Over the last decade, ETFs have become an ever-larger portion of the investment fund universe. Passive ETFs provide low-cost, tax-efficient, diversified access to sectors, geographical regions, and key asset classes. Where the open-end mutual fund industry is split between passive index funds and actively managed funds, are more than 90% of ETFs track passively managed indices, with very little market penetration for actively managed ETFs.

The reason is structural. A key component of ETFs is transparency, since to trade on the securities markets like an equity, the market makers must know what comprises the ETF portfolio and price those underlying securities throughout the trading day.
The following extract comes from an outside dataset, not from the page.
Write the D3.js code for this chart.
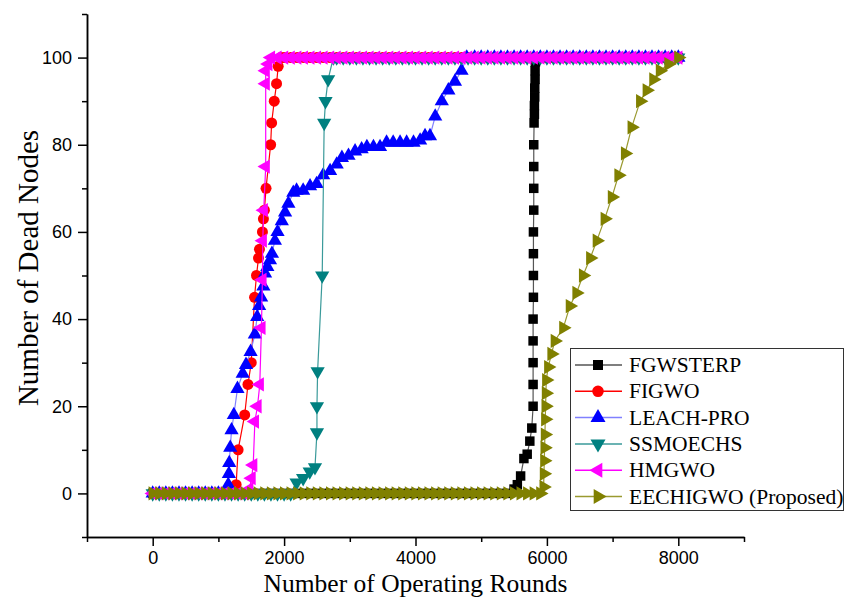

ETFs publish their portfolio composition files every night, and those portfolios are available to the investing public so that the potential investor will know what the ETF holds.

This concept is great for transparency but not for the portfolio manager expending time and effort on research, analytics, and using personal wisdom and experience to make portfolio selection decisions. If the results of that time and effort are fully available to the public to see and mimic each night, the investor might think, “I can just look at the portfolio and save the investment advisory expense.” Once the portfolio manager realizes this the natural reaction is usually, “I’m making all this effort for nothing, because I won’t get paid for my intellectual property.”

ANTS and semi-transparent structures are designed to deal with this very issue. There are several structures that have been proposed and have been authorized for license by the SEC for use in ETFs. Each of the opaque structures avoids disclosing the actual ETF portfolio. The most non-transparent structure does not publish its portfolio daily at all, instead adopting the open-end mutual fund reporting timeline of publishing its portfolio semi-annually. The most transparent of the structures publishes most of the actual holdings within its ETF but alters the asset allocation and percentages of holdings to conceal some of the portfolio decision-making.